··· SUPPLIED DATA ···

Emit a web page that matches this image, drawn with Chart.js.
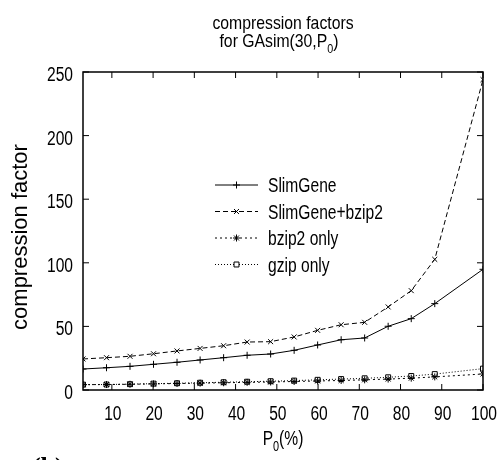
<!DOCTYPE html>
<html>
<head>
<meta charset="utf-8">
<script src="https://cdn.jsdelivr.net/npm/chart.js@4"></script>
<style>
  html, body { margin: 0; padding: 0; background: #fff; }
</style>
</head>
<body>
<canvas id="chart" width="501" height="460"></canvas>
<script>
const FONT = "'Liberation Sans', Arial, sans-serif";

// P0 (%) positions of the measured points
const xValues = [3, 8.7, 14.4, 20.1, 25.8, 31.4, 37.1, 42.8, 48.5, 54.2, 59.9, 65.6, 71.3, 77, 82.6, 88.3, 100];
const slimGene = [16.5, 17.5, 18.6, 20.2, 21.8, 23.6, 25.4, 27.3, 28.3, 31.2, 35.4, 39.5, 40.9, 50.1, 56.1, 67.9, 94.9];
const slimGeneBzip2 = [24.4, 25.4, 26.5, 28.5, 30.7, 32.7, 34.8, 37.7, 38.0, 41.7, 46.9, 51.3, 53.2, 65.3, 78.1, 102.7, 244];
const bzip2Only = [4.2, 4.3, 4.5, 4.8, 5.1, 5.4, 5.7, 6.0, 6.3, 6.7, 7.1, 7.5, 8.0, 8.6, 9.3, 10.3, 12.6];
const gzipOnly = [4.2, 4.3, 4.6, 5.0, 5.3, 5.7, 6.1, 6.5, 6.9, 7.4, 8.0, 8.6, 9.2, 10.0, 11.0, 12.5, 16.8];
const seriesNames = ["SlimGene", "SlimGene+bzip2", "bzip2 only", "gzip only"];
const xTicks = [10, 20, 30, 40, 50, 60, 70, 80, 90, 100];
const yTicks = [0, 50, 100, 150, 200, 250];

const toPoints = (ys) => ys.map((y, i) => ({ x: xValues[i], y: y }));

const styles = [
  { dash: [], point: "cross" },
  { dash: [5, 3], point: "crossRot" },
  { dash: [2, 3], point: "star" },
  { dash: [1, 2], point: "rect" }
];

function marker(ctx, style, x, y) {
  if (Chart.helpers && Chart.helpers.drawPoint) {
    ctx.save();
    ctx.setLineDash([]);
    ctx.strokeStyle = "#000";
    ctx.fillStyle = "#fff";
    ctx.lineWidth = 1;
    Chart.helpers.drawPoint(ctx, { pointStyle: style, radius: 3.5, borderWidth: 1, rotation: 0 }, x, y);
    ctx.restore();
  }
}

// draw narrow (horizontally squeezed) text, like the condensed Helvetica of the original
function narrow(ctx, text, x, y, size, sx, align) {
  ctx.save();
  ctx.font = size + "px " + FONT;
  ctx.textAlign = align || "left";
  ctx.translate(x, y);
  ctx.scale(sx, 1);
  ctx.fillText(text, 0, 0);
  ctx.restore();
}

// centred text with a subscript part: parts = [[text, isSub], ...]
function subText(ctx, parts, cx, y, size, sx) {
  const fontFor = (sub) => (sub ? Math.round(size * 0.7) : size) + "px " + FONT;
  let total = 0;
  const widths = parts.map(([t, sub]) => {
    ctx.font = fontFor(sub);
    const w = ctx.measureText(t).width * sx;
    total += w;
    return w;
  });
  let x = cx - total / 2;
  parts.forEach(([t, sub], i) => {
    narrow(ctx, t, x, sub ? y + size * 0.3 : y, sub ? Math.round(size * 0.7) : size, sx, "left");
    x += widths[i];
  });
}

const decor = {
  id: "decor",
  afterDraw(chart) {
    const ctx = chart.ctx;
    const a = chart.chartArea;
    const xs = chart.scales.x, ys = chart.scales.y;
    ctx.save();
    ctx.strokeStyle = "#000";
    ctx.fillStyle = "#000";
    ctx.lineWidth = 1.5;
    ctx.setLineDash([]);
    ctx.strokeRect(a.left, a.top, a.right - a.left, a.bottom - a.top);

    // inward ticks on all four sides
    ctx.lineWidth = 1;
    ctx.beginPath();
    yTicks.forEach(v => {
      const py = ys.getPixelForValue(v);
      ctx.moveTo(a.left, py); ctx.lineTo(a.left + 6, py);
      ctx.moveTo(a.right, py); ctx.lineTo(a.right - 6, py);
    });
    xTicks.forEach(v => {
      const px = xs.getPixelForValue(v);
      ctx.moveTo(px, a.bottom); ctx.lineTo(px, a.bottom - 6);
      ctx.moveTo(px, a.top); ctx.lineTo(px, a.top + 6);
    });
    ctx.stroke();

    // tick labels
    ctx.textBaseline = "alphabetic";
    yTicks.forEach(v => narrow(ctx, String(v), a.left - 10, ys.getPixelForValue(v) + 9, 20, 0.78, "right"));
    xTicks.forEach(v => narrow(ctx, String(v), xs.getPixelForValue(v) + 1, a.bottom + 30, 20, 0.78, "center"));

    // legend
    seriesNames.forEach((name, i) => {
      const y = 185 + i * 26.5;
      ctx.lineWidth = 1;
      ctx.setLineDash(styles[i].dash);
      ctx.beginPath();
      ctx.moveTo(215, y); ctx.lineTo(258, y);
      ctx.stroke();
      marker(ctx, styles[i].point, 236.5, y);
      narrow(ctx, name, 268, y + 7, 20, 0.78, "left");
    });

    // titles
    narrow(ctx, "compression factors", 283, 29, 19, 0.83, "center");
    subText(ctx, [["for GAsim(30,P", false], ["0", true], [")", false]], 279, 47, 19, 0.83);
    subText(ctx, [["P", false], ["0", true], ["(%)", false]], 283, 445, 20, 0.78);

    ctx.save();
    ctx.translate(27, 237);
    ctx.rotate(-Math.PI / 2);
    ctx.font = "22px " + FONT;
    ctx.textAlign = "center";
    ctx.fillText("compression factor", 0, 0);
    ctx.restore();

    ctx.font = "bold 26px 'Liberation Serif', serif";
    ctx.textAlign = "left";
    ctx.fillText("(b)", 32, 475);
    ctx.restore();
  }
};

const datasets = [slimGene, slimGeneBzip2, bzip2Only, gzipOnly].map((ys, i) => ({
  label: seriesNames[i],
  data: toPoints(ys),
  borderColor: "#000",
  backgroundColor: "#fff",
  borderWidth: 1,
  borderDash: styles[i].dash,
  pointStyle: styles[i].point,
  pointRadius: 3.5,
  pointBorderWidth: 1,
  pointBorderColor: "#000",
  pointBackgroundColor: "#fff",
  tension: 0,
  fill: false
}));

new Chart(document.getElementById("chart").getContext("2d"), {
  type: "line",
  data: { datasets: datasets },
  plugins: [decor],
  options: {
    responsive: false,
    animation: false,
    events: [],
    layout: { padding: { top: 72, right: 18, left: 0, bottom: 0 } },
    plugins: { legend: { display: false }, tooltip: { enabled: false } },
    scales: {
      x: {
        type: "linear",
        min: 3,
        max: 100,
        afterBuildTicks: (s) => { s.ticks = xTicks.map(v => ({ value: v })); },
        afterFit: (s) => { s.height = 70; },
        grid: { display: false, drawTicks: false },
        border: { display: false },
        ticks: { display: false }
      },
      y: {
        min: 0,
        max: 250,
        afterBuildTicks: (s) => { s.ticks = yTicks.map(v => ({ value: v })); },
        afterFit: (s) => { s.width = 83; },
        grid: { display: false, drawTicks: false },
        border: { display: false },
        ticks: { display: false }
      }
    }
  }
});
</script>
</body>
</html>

···

_WHAT IS BEING ASKED_
Quote in full the listing given above; the images are to be left out.

_FULL ANSWER_
Emit a web page that matches this image, drawn with Chart.js.
<!DOCTYPE html>
<html>
<head>
<meta charset="utf-8">
<script src="https://cdn.jsdelivr.net/npm/chart.js@4"></script>
<style>
  html, body { margin: 0; padding: 0; background: #fff; }
</style>
</head>
<body>
<canvas id="chart" width="501" height="460"></canvas>
<script>
const FONT = "'Liberation Sans', Arial, sans-serif";

// P0 (%) positions of the measured points
const xValues = [3, 8.7, 14.4, 20.1, 25.8, 31.4, 37.1, 42.8, 48.5, 54.2, 59.9, 65.6, 71.3, 77, 82.6, 88.3, 100];
const slimGene = [16.5, 17.5, 18.6, 20.2, 21.8, 23.6, 25.4, 27.3, 28.3, 31.2, 35.4, 39.5, 40.9, 50.1, 56.1, 67.9, 94.9];
const slimGeneBzip2 = [24.4, 25.4, 26.5, 28.5, 30.7, 32.7, 34.8, 37.7, 38.0, 41.7, 46.9, 51.3, 53.2, 65.3, 78.1, 102.7, 244];
const bzip2Only = [4.2, 4.3, 4.5, 4.8, 5.1, 5.4, 5.7, 6.0, 6.3, 6.7, 7.1, 7.5, 8.0, 8.6, 9.3, 10.3, 12.6];
const gzipOnly = [4.2, 4.3, 4.6, 5.0, 5.3, 5.7, 6.1, 6.5, 6.9, 7.4, 8.0, 8.6, 9.2, 10.0, 11.0, 12.5, 16.8];
const seriesNames = ["SlimGene", "SlimGene+bzip2", "bzip2 only", "gzip only"];
const xTicks = [10, 20, 30, 40, 50, 60, 70, 80, 90, 100];
const yTicks = [0, 50, 100, 150, 200, 250];

const toPoints = (ys) => ys.map((y, i) => ({ x: xValues[i], y: y }));

const styles = [
  { dash: [], point: "cross" },
  { dash: [5, 3], point: "crossRot" },
  { dash: [2, 3], point: "star" },
  { dash: [1, 2], point: "rect" }
];

function marker(ctx, style, x, y) {
  if (Chart.helpers && Chart.helpers.drawPoint) {
    ctx.save();
    ctx.setLineDash([]);
    ctx.strokeStyle = "#000";
    ctx.fillStyle = "#fff";
    ctx.lineWidth = 1;
    Chart.helpers.drawPoint(ctx, { pointStyle: style, radius: 3.5, borderWidth: 1, rotation: 0 }, x, y);
    ctx.restore();
  }
}

// draw narrow (horizontally squeezed) text, like the condensed Helvetica of the original
function narrow(ctx, text, x, y, size, sx, align) {
  ctx.save();
  ctx.font = size + "px " + FONT;
  ctx.textAlign = align || "left";
  ctx.translate(x, y);
  ctx.scale(sx, 1);
  ctx.fillText(text, 0, 0);
  ctx.restore();
}

// centred text with a subscript part: parts = [[text, isSub], ...]
function subText(ctx, parts, cx, y, size, sx) {
  const fontFor = (sub) => (sub ? Math.round(size * 0.7) : size) + "px " + FONT;
  let total = 0;
  const widths = parts.map(([t, sub]) => {
    ctx.font = fontFor(sub);
    const w = ctx.measureText(t).width * sx;
    total += w;
    return w;
  });
  let x = cx - total / 2;
  parts.forEach(([t, sub], i) => {
    narrow(ctx, t, x, sub ? y + size * 0.3 : y, sub ? Math.round(size * 0.7) : size, sx, "left");
    x += widths[i];
  });
}

const decor = {
  id: "decor",
  afterDraw(chart) {
    const ctx = chart.ctx;
    const a = chart.chartArea;
    const xs = chart.scales.x, ys = chart.scales.y;
    ctx.save();
    ctx.strokeStyle = "#000";
    ctx.fillStyle = "#000";
    ctx.lineWidth = 1.5;
    ctx.setLineDash([]);
    ctx.strokeRect(a.left, a.top, a.right - a.left, a.bottom - a.top);

    // inward ticks on all four sides
    ctx.lineWidth = 1;
    ctx.beginPath();
    yTicks.forEach(v => {
      const py = ys.getPixelForValue(v);
      ctx.moveTo(a.left, py); ctx.lineTo(a.left + 6, py);
      ctx.moveTo(a.right, py); ctx.lineTo(a.right - 6, py);
    });
    xTicks.forEach(v => {
      const px = xs.getPixelForValue(v);
      ctx.moveTo(px, a.bottom); ctx.lineTo(px, a.bottom - 6);
      ctx.moveTo(px, a.top); ctx.lineTo(px, a.top + 6);
    });
    ctx.stroke();

    // tick labels
    ctx.textBaseline = "alphabetic";
    yTicks.forEach(v => narrow(ctx, String(v), a.left - 10, ys.getPixelForValue(v) + 9, 20, 0.78, "right"));
    xTicks.forEach(v => narrow(ctx, String(v), xs.getPixelForValue(v) + 1, a.bottom + 30, 20, 0.78, "center"));

    // legend
    seriesNames.forEach((name, i) => {
      const y = 185 + i * 26.5;
      ctx.lineWidth = 1;
      ctx.setLineDash(styles[i].dash);
      ctx.beginPath();
      ctx.moveTo(215, y); ctx.lineTo(258, y);
      ctx.stroke();
      marker(ctx, styles[i].point, 236.5, y);
      narrow(ctx, name, 268, y + 7, 20, 0.78, "left");
    });

    // titles
    narrow(ctx, "compression factors", 283, 29, 19, 0.83, "center");
    subText(ctx, [["for GAsim(30,P", false], ["0", true], [")", false]], 279, 47, 19, 0.83);
    subText(ctx, [["P", false], ["0", true], ["(%)", false]], 283, 445, 20, 0.78);

    ctx.save();
    ctx.translate(27, 237);
    ctx.rotate(-Math.PI / 2);
    ctx.font = "22px " + FONT;
    ctx.textAlign = "center";
    ctx.fillText("compression factor", 0, 0);
    ctx.restore();

    ctx.font = "bold 26px 'Liberation Serif', serif";
    ctx.textAlign = "left";
    ctx.fillText("(b)", 32, 475);
    ctx.restore();
  }
};

const datasets = [slimGene, slimGeneBzip2, bzip2Only, gzipOnly].map((ys, i) => ({
  label: seriesNames[i],
  data: toPoints(ys),
  borderColor: "#000",
  backgroundColor: "#fff",
  borderWidth: 1,
  borderDash: styles[i].dash,
  pointStyle: styles[i].point,
  pointRadius: 3.5,
  pointBorderWidth: 1,
  pointBorderColor: "#000",
  pointBackgroundColor: "#fff",
  tension: 0,
  fill: false
}));

new Chart(document.getElementById("chart").getContext("2d"), {
  type: "line",
  data: { datasets: datasets },
  plugins: [decor],
  options: {
    responsive: false,
    animation: false,
    events: [],
    layout: { padding: { top: 72, right: 18, left: 0, bottom: 0 } },
    plugins: { legend: { display: false }, tooltip: { enabled: false } },
    scales: {
      x: {
        type: "linear",
        min: 3,
        max: 100,
        afterBuildTicks: (s) => { s.ticks = xTicks.map(v => ({ value: v })); },
        afterFit: (s) => { s.height = 70; },
        grid: { display: false, drawTicks: false },
        border: { display: false },
        ticks: { display: false }
      },
      y: {
        min: 0,
        max: 250,
        afterBuildTicks: (s) => { s.ticks = yTicks.map(v => ({ value: v })); },
        afterFit: (s) => { s.width = 83; },
        grid: { display: false, drawTicks: false },
        border: { display: false },
        ticks: { display: false }
      }
    }
  }
});
</script>
</body>
</html>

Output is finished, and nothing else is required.